3. Updated filters and categories

Building on the attribute and tag system from Part 2, I refined the customer-facing navigation — updating the filters and category structure so shoppers could narrow by the things they actually shop by (product type, size, use case) and land on the right template faster.

4. Proposed layouts to improve the site's vision

Beyond fixing what existed, I proposed layout directions for where the site could go — concepts for a stronger homepage and product-page experience that pushed the platform past its inherited template toward something that felt designed rather than assembled.

Wireframe concepts for the Splotchy homepage and product page, showing hero, category grid, and a live customizer preview layout
Proposed homepage and product-page layout concepts.
Proposed layouts — a vision for the storefront beyond its inherited template.
Splotchy Signs shipped About page
Shipped About page
Splotchy Signs shipped Contact page
Shipped Contact page

Live storefront pages I built out as part of bringing the site to a launch-ready, cohesive state.

5. Product-template artboards rebuilt for print

The customizer's templates are only as good as the print files behind them. I updated the product-template artboards to reflect real print specifications — correct dimensions, bleed, and safe areas — so what a customer designed on screen translated into a clean, press-ready file. This is where my prepress background did the heavy lifting: the templates had to satisfy the customizer's constraints and the press's at the same time.

A print artboard for a 24 by 18 inch sign showing bleed, trim, and safe-area guides with a legend
A product-template artboard set up for print — dimensions, bleed, and safe area.
Templates rebuilt so an on-screen design exports as a press-ready file.

6. Testing orders through the Punchout-to-Ariba setup

The platform's biggest leap was connecting to an enterprise client's Ariba procurement system through a Punchout integration. I participated in the setup and owned the testing from the store side: placing test items and full orders, walking them through the integration during its build-out, and confirming each one translated correctly through the middleware and landed in Ariba as expected.

Integration testing is where assumptions go to die.
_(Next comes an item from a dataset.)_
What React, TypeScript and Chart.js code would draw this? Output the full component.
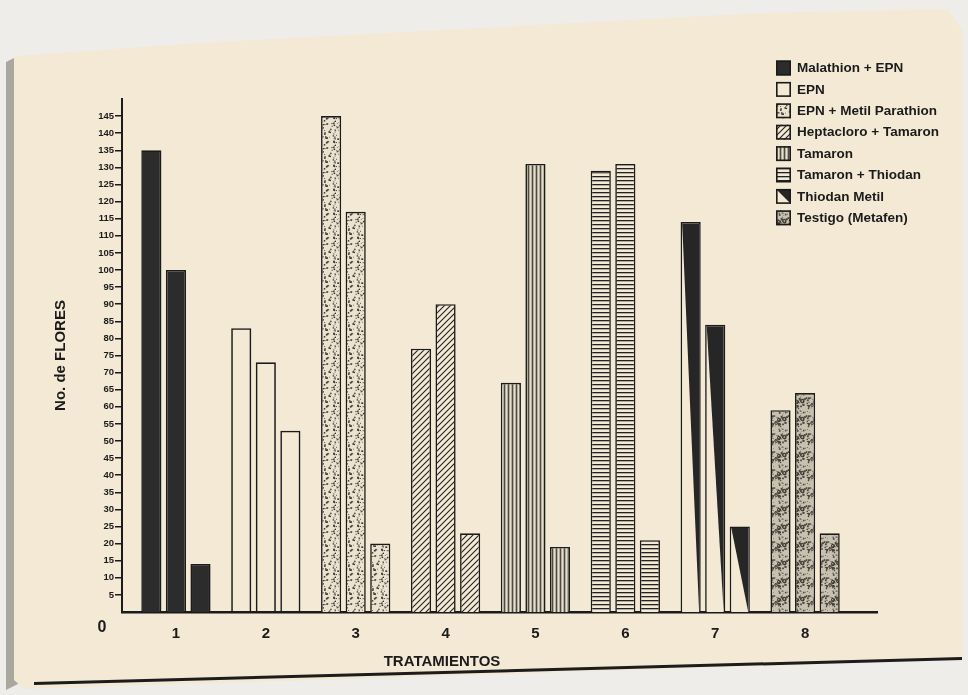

An order that looks fine in the cart can arrive malformed on the procurement side, and the only way to know is to push real test orders through every stage and check what comes out the other end. I worked through that loop with the developer and middleware provider until orders flowed cleanly.

A four-step flow diagram tracing a test order from storefront cart through middleware into the procurement system, with a verified checkpoint at each hop
A test order traced from cart through middleware into the procurement system.
Test orders pushed end to end through the integration setup to verify clean translation. Generic flow — no client-proprietary configuration shown.

A reliable tool and a clean catalog get you to a demo. Proving an order survives the trip into an enterprise procurement system is what gets you to launch.

Shipped
Storefront, production templates, and integration testing delivered
Print-ready
Product artboards set up with bleed, trim, and safe area
Verified
Test orders traced cart → middleware → procurement, end to end

Together, this work moved the platform from functional to launch-ready: a storefront cohesive enough to carry an enterprise brand, product templates that exported clean print, navigation that matched the structured catalog underneath it, and a tested order path into the client's procurement system. It's the connective tissue between the foundational platform work and the enterprise store covered in the Meridian Beverage Co. case study.

The last mile is its own discipline. It's easy to think the hard part of a platform is the redesign or the architecture; in practice, an enormous amount of the value is in the production and integration work that nobody sees — the artwork that makes a store feel cohesive, the templates that make the print come out right, and the test orders that prove the system actually works before a customer ever places a real one. Owning that last mile is what separates a platform that's "mostly done" from one that's actually live.